Which brings us to horses. Hardly because they wanted to, for millennia they were among the most important drivers of human enterprise, conquest, massive construction projects, and so on. You cannot point to a single human tool or invention that played a bigger role in human civilization than horses other than, perhaps, the plow.
And yet, in the blink of an eye, the work done by horses was completely eradicated in the early 20th century. So decisive was the elimination of horses from the industrial picture and their replacement with the internal combustion engine that in today's world we rarely even consider them in relation to progress, to commerce, to industry. Yet so vital were they that steam locomotives were deemed 'iron horses' and steam engine pioneer James Watt used the term 'horsepower' to denote work output units. Today, only a few very minor industries continue to employ their services: racing, polo, circuses etc. This is all that remains for them to do.

Now, obviously, that is hardly a bad thing for horses. Millions upon millions of them have been spared thankless, grueling tasks. However, if in some parallel universe, those horses had needed those jobs, been paid for them, and those jobs and paychecks had been vital to the economy as a whole, then what Henry Ford, Ransom Olds and others did to them in the nineteen aughts would have been seen as not only reckless, but an absolute atrocity. No mere Luddite Uprising would have ensued. Karl Marx would have probably got the global revolution he predicted. 'Horses of the World, Unite!'

Why does this matter? Because something very similar may well be taking place before our very eyes. The rise of AI is not your great-granddaddy's disruption, because this time it isn't horses who will be replaced, it is people.
Throughout the history of technology, humans used animal bodies and their strengths to model our inventions. What could we make that were faster than horses, stronger than elephants, more resilient than camels, etc? The Wright Brothers followed DaVinci and others in studying the flight of birds in order to invent airplanes. Helicopter inventors looked as much to bees and dragonflies for inspiration as they did to birds. Always the same pattern. Relatively weak and limited homo sapiens used their one strength - their minds - to devise tools that imitated and ultimately improved upon what animals could do.

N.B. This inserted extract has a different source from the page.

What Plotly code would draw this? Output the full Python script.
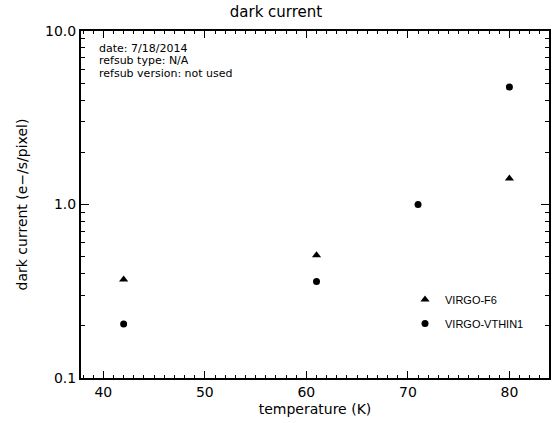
import plotly.graph_objects as go

# Data
temp_f6 = [42, 61, 80]
dc_f6 = [0.37, 0.51, 1.41]
temp_vthin = [42, 61, 71, 80]
dc_vthin = [0.205, 0.36, 1.0, 4.75]

title = "dark current"
xlabel = "temperature (K)"
ylabel = "dark current (e\u2212/s/pixel)"
info_lines = ["date: 7/18/2014", "refsub type: N/A", "refsub version: not used"]
ytick_vals = [0.1, 1.0, 10.0]
ytick_text = ["0.1", "1.0", "10.0"]
yminor_vals = [0.2, 0.3, 0.4, 0.5, 0.6, 0.7, 0.8, 0.9, 2, 3, 4, 5, 6, 7, 8, 9]
xtick_vals = [40, 50, 60, 70, 80]

W, H = 552, 423
L, T, R, B = 81, 31, 549, 378  # plot frame in pixels
ml, mt, mr, mb = L, T, W - R, H - B
pw, ph = W - ml - mr, H - mt - mb

def px_x(x):
    return (x - L) / pw

def px_y(y):
    return (B - y) / ph

fig = go.Figure()
fig.add_trace(go.Scatter(
    x=temp_f6, y=dc_f6, mode="markers", name="VIRGO-F6",
    marker=dict(symbol="triangle-up", size=8, color="black"),
    legendgroup="a"))
fig.add_trace(go.Scatter(
    x=temp_vthin, y=dc_vthin, mode="markers", name="VIRGO-VTHIN1",
    marker=dict(symbol="circle", size=7, color="black"),
    legendgroup="b"))

annotations = []
for i, line in enumerate(info_lines):
    annotations.append(dict(
        text=line, xref="paper", yref="paper",
        x=px_x(97), y=px_y(48.5 + 12.5 * i), xanchor="left", yanchor="middle",
        showarrow=False, font=dict(family="DejaVu Sans", size=11, color="black")))

fig.update_layout(
    width=W, height=H,
    margin=dict(l=ml, r=mr, t=mt, b=mb, autoexpand=False),
    paper_bgcolor="white", plot_bgcolor="white",
    title=dict(text=title, x=px_x(315), xanchor="center", y=1 - 12 / H, yanchor="middle",
               font=dict(family="DejaVu Sans", size=15, color="black")),
    font=dict(family="DejaVu Sans", size=13, color="black"),
    annotations=annotations,
    showlegend=True,
    legend=dict(x=px_x(405), y=px_y(285), xanchor="left", yanchor="top",
                font=dict(family="Liberation Sans", size=11, color="black"),
                bgcolor="rgba(0,0,0,0)", traceorder="grouped", tracegroupgap=5,
                itemwidth=30),
)

fig.update_xaxes(
    type="linear", range=[37.8, 83.9], tickvals=xtick_vals, automargin=False,
    ticks="inside", ticklen=7, tickwidth=1, tickcolor="black",
    showline=True, linecolor="black", linewidth=2, mirror="ticks",
    showgrid=False, zeroline=False,
    tickfont=dict(family="DejaVu Sans", size=14, color="black"),
    title=dict(text=xlabel, font=dict(family="DejaVu Sans", size=14, color="black"), standoff=5),
    minor=dict(dtick=1, ticks="inside", ticklen=3, tickcolor="black", showgrid=False),
)
fig.update_yaxes(
    type="log", range=[-1, 1], tickvals=ytick_vals, ticktext=ytick_text, automargin=False,
    ticks="inside", ticklen=8, tickwidth=1, tickcolor="black",
    showline=True, linecolor="black", linewidth=2, mirror="ticks",
    showgrid=False, zeroline=False,
    tickfont=dict(family="DejaVu Sans", size=14, color="black"),
    title=dict(text=ylabel, font=dict(family="DejaVu Sans", size=14, color="black"), standoff=14),
    minor=dict(tickvals=yminor_vals, ticks="inside", ticklen=4, tickcolor="black", showgrid=False),
)

fig.write_html("out.html", config={"displayModeBar": False},
               post_script="document.body.style.margin='0';")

Now? It is not animals we are imitating to develop AI. It is the HUMAN BRAIN. So, pay heed to what happened to horses, in a time not that long ago, a time that the oldest among us still remember.
Because THAT is the parallel we should be drawing, not blithe tropes about how all innovations are job creators.
That is a shallow and blinkered way to consider the history of technology, and one that plays right into the hands of the AI developers of Silicon Valley and elsewhere who are working so hard, and so recklessly, to replace the human brain with something 'better'.
Don't fall for their slogans and their self congratulating rationales. Because just as horses were relegated to the circuses and the racetracks, hundreds of millions, possibly billions, of human beings may, in a matter of decades, be forced into sideshows while tech oligarchs horde everything to themselves and brag about the progress and benefits they are bringing. As Mr. Ed might say, 'Nay'.